We visited the Talbot Rice Gallery again this week. This time, I focused more on looking at the work, and James Clegg explained the curatorial decisions relating to the space and the artist. The theme of the exhibition – The Accursed Share – explored how capitalism has changed our relationship with people and nature.

Sammy Baloji’s Untitled brings 50 copper gun shells into the gallery, all potted with plants from the Katanga region of the Democratic Republic of the Congo. The bronze symbolises the history of African traditions shattered by the desire to establish free trade, and the use of these shells as plantations for bourgeois families exposes and commemorates the deep-rooted injustices that still shape global relations.

Hanna von Goeler focuses on birds.
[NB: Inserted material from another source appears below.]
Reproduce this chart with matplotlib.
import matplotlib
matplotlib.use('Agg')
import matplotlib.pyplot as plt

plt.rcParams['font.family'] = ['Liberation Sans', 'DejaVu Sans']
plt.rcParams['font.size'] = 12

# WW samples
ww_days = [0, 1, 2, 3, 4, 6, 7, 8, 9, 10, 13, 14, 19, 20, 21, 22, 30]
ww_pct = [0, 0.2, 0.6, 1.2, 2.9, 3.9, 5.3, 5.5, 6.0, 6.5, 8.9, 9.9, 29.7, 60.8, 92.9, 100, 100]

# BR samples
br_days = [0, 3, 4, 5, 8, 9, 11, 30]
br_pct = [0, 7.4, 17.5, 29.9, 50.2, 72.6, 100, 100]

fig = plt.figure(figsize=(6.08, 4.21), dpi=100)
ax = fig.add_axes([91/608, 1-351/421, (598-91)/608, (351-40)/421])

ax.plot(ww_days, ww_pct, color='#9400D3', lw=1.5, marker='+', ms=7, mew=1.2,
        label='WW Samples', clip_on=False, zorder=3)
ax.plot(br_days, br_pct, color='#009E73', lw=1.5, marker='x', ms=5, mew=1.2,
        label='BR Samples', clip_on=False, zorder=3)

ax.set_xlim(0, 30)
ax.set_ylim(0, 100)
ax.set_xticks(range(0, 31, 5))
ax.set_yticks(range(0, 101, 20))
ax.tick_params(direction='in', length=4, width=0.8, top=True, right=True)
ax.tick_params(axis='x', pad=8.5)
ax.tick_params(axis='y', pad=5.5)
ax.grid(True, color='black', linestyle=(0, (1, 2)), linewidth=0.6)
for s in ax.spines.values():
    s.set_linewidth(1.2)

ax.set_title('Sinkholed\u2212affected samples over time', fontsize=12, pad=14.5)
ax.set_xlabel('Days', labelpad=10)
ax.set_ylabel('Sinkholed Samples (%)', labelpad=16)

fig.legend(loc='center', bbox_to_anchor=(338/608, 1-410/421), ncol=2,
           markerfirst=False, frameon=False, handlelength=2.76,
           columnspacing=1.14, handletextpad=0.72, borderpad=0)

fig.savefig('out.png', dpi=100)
Her drawings of many kinds of birds on the defunct notes are intended to convey that birds are on the front line of an ecological crisis and to reflect on the relationship between human society and nature, suggesting a collective vision of civilisation, national status and values.

Close up of yellow painted flat wooden figures in Georgian Gallery

Lubaina Himid, ‘Naming the Money’, 2004. Installation close-up view. Courtesy of the artist and Talbot Rice Gallery. Photo: Sally Jubb

Lubaina Himid’s Naming the Money is a number of hand-painted cut-out figures with two names standardised on the back of each cardboard, one of their own and the other given to them by their owners. It tells the story of Europe’s debt to the millions enslaved in centuries past, while foreshadowing a vibrant existence.

The artists’ works express the same inner core and thematic pursuits, and it is the curator’s job to place the works harmoniously in the same space. This exhibition has provided me with a better demonstration of how to arrange multiple artworks in a gallery and integrate the themes. This will serve as a good reference for the process of setting up my exhibition.